You see, people who are pilers by nature think spatially. When I see a cluttered space or computer desktop, I don’t assume someone who is crazily disorganized and living in chaos. I think, here is a person who could be a piler and is able to find things amongst the clutter because they remember where it is from a spacial perspective on the desktop. They remember in relation to other files, the quadrant of the screen, even what part of the desktop picture it is covering. Piling is not only how they work, it is who they are.

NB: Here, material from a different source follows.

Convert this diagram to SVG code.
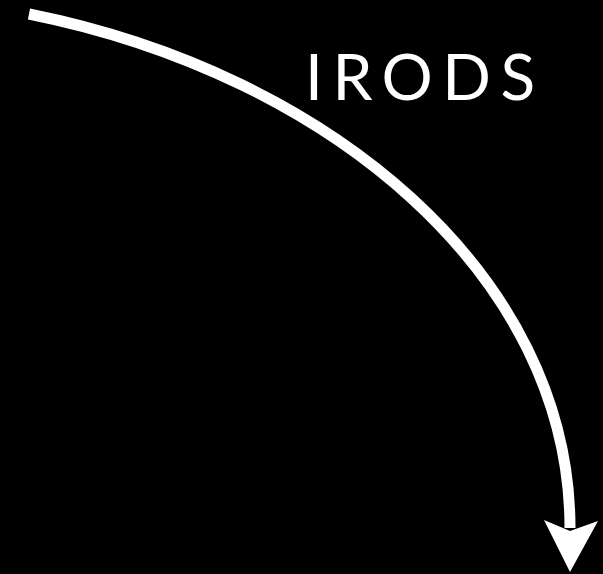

There is a sub group of people I have not yet mentioned. That is the person who is a filer by natural desire but a piler in practice. These folks would love nothing more than to get things organized and “under control” (in quotes because I want to further stress that most natural pilers have things perfectly under control). Things are not that way for them because they don’t even know where to begin. Things are so far disorganized that they are quickly overwhelmed by it.

I got some feedback following the day one post that it seemed like moving the items from the Desktop and into your Documents folder was just a whole lot of “sweeping the problems under the rug”. Could be. It all depends on who you are.

To a filer, that may be true. To them, the problem is not solved until everything is organized to the nth degree. To a piler, if they dared to follow my instructions from day one, well, they would be lost. They would not be able to function working out of anything with inflexible structure or hierarchy. For the sub group, those who long to know where to start, that was it Ð a starting point. For them the exercise elicited a sigh of relief that may have been just the step they needed. From there, should they so choose, they can now get organized in a way that makes sense to them.

There are countless ways to further break this stuff down. Some may choose to group documents and files alphabetically. Some, by date. Some, by topic or project or area of life (Personal, Business, Family, etc.). If it makes things easier for you, quicker to locate, faster to quantify, then you should do it. Some may choose to dump everything into a single folder and let Spotlight, Quicksilver, Launchbar or some other tool do the finding.

But these are all second steps. These are all optional steps. The first step is simply admitting you have lost control and are now assuming the power to snatch it back again.